Silver and Fry were inducted into the National Inventors Hall of Fame in 2010. Silver received the American Chemical Society’s Award for Creative Invention in 1998.

Silver painted part time during his years at 3M. He pursued art more seriously in retirement, using acrylics, oils and pastels on canvas to create abstract works.

In addition to his wife, a computer programmer who used Post-it Notes to mark and annotate bugs in printouts of programs, Silver is survived by a daughter, Jennifer Silver, and two grandchildren. Another daughter, Allison Anderson, died in 2017.
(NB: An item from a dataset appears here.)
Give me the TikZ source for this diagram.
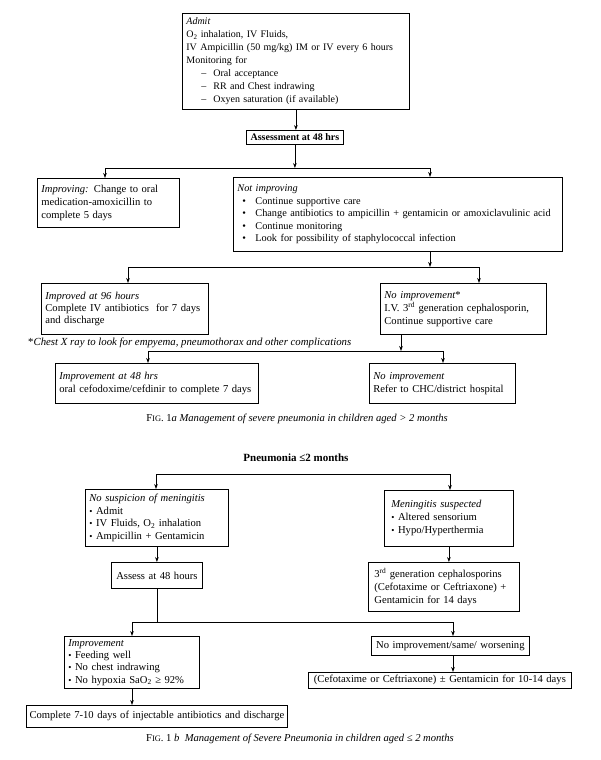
\documentclass[tikz,border=0pt]{standalone}
\usepackage{fontspec}
\setmainfont{Liberation Serif}
\usetikzlibrary{arrows.meta}
\newcommand\mainfs{\fontsize{10.6}{13}\selectfont}
\newcommand\tightfs{\fontsize{10.6}{12.4}\selectfont}
\newcommand\admitfs{\fontsize{10}{13}\selectfont}
\newcommand\notfs{\fontsize{10.3}{12.4}\selectfont}
\newcommand\sclt[1]{{\fontsize{8.4}{10}\selectfont #1}}
\newcommand\dsh{\hspace*{15pt}\makebox[12pt][l]{--}}
\newcommand\bul{\hspace*{5pt}\makebox[13pt][l]{\textbullet}}
\newcommand\sbul{{\small\textbullet}\ }
\tikzset{
  bx/.style={draw, line width=0.8pt, anchor=north west, inner xsep=4pt, inner ysep=1pt, align=left, font=\mainfs},
  cbx/.style={bx, align=center},
  arr/.style={line width=0.7pt, -{Stealth[length=5pt,width=3.6pt]}},
  ln/.style={line width=0.7pt},
  lbl/.style={inner sep=0pt, font=\mainfs},
}
\begin{document}
\begin{tikzpicture}[x=1pt,y=1pt]
\fill[white] (0,0) rectangle (600,-760);
\useasboundingbox (0,0) rectangle (600,-760);

% ---------- Fig 1a ----------
\node[bx, font=\admitfs, text width=219pt, minimum height=96pt] (admit) at (182,-13)
 {\textit{Admit}\\
  O\textsubscript{2} inhalation, IV Fluids,\\
  IV Ampicillin (50 mg/kg) IM or IV every 6 hours\\
  Monitoring for\\
  \dsh Oral acceptance\\
  \dsh RR and Chest indrawing\\
  \dsh Oxyen saturation (if available)};

\node[bx, align=center, font=\fontsize{10}{12}\selectfont\bfseries, inner xsep=1pt, inner ysep=0pt, minimum width=97pt, minimum height=14pt] (assess) at (246,-130)
 {Assessment at 48 hrs};

\node[bx, text width=134pt, minimum height=49pt] (improving) at (37,-178)
 {\textit{Improving:} Change to oral\\ medication-amoxicillin to\\ complete 5 days};

\node[bx, font=\notfs, text width=321pt, minimum height=74pt] (notimp) at (233,-177)
 {\textit{Not improving}\\
  \bul Continue supportive care\\
  \bul Change antibiotics to ampicillin + gentamicin or amoxiclavulinic acid\\
  \bul Continue monitoring\\
  \bul Look for possibility of staphylococcal infection};

\node[bx, font=\fontsize{10.6}{12.3}\selectfont, text width=159pt, minimum height=51pt] (imp96) at (41,-283)
 {\textit{Improved at 96 hours}\\ Complete IV antibiotics\ \ for 7 days\\ and discharge};

\node[bx, text width=158pt, minimum height=51pt] (noimpA) at (380,-283)
 {\textit{No improvement}*\\ I.V. 3\textsuperscript{rd} generation cephalosporin,\\ Continue supportive care};

\node[lbl, anchor=west, font=\fontsize{10.8}{13}\selectfont] (foot) at (28,-343)
 {*\textit{Chest X ray to look for empyema, pneumothorax and other complications}};

\node[bx, text width=195pt, minimum height=40pt] (imp48) at (55,-363)
 {\textit{Improvement at 48 hrs}\\ oral cefodoxime/cefdinir to complete 7 days};

\node[bx, text width=138pt, minimum height=40pt] (noimpB) at (369,-363)
 {\textit{No improvement}\\ Refer to CHC/district hospital};

\node[lbl] (capA) at (297,-419)
 {F\sclt{IG}. 1\textit{a Management of severe pneumonia in children aged > 2 months}};

% connectors 1a
\coordinate (j1c) at (296,-168);
\coordinate (j1l) at (105,-168);
\coordinate (j1r) at (430,-168);
\draw[arr] (admit.south) -- (admit.south |- assess.north);
\draw[arr] (assess.south) -- (assess.south |- j1c);
\draw[ln] (j1l) -- (j1r);
\draw[arr] (j1l) -- (j1l |- improving.north);
\draw[arr] (j1r) -- (j1r |- notimp.north);

\coordinate (k1l) at (128,-267);
\coordinate (k1r) at (479,-267);
\draw[arr] (j1r |- notimp.south) -- (j1r |- k1l);
\draw[ln] (k1l) -- (k1r);
\draw[arr] (k1l) -- (k1l |- imp96.north);
\draw[arr] (k1r) -- (k1r |- noimpA.north);

\coordinate (m1c) at (401,-351);
\coordinate (m1l) at (148,-351);
\coordinate (m1r) at (443,-351);
\draw[arr] (m1c |- noimpA.south) -- (m1c);
\draw[ln] (m1l) -- (m1r);
\draw[arr] (m1l) -- (m1l |- imp48.north);
\draw[arr] (m1r) -- (m1r |- noimpB.north);

% ---------- Fig 1b ----------
\node[lbl, font=\fontsize{11}{13}\selectfont\bfseries] (title) at (296,-458) {Pneumonia ≤2 months};

\node[bx, text width=135pt, minimum height=57pt, font=\tightfs] (nosusp) at (85,-489)
 {\textit{No suspicion of meningitis}\\ \sbul Admit\\ \sbul IV Fluids, O\textsubscript{2} inhalation\\ \sbul Ampicillin + Gentamicin};

\node[bx, inner xsep=7pt, text width=115pt, minimum height=56pt] (mening) at (384,-490)
 {\textit{Meningitis suspected}\\ \sbul Altered sensorium\\ \sbul Hypo/Hyperthermia};

\node[cbx, text width=83pt, minimum height=26pt] (assessB) at (111,-562)
 {Assess at 48 hours};

\node[bx, inner xsep=6pt, text width=139pt, minimum height=49pt] (third) at (368,-562)
 {3\textsuperscript{rd} generation cephalosporins\\ (Cefotaxime or Ceftriaxone) +\\ Gentamicin for 14 days};

\node[bx, font=\tightfs, text width=127pt, minimum height=52pt] (improvement) at (64,-636)
 {\textit{Improvement}\\ \sbul Feeding well\\ \sbul No chest indrawing\\ \sbul No hypoxia SaO\textsubscript{2} ≥ 92\%};

\node[cbx, inner xsep=2pt, text width=154pt, minimum height=19pt] (noimpC) at (371,-636)
 {No improvement/same/ worsening};

\node[cbx, inner xsep=2pt, inner ysep=0pt, text width=259pt, minimum height=16pt] (cefo) at (308,-672)
 {(Cefotaxime or Ceftriaxone) ± Gentamicin for 10-14 days};

\node[cbx, inner xsep=2pt, text width=257pt, minimum height=22pt] (complete) at (26,-705)
 {Complete 7-10 days of injectable antibiotics and discharge};

\node[lbl] (capB) at (300,-739)
 {F\sclt{IG}. 1 \textit{b\ \ Management of Severe Pneumonia in children aged ≤ 2 months}};

% connectors 1b
\coordinate (n1l) at (156,-474);
\coordinate (n1r) at (450,-474);
\draw[ln] (n1l) -- (n1r);
\draw[arr] (n1l) -- (n1l |- nosusp.north);
\draw[arr] (n1r) -- (n1r |- mening.north);
\draw[arr] (nosusp.south) -- (nosusp.south |- assessB.north);
\draw[arr] (mening.south) -- (mening.south |- third.north);

\coordinate (p1l) at (132,-622);
\coordinate (p1r) at (453,-622);
\draw[ln] (assessB.south) -- (assessB.south |- p1l);
\draw[ln] (p1l) -- (p1r);
\draw[arr] (p1l) -- (p1l |- improvement.north);
\draw[arr] (p1r) -- (p1r |- noimpC.north);
\draw[arr] (p1r |- noimpC.south) -- (p1r |- cefo.north);
\draw[arr] (p1l |- improvement.south) -- (p1l |- complete.north);
\end{tikzpicture}
\end{document}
Post-it Notes played an unlikely role in the 1997 film “Romy and Michele’s High School Reunion.” When asked by her former classmates what she had been doing, Michele (played by Lisa Kudrow) pretends to be the success she is not, 10 years after high school, and says, “OK, um, I invented Post-its,” and then takes on the role of Silver.

“I invented a special kind of glue,” she says, and proceeds to give a gobbledygook explanation of the chemical process involving the need to “thermoset your resin,” mix in “an epoxide” and add “a complex glucose derivative during the emulsification process.”

It was all nonsense provided by Fry when the filmmakers asked 3M for technical help.

“I wrote out a bunch of stuff that had nothing to do with Post-it Notes, and they used it,” Fry told Vice in 2017. “It sounds more like something you would use to repair your broken dining room chair than the adhesive required for Post-it Notes.”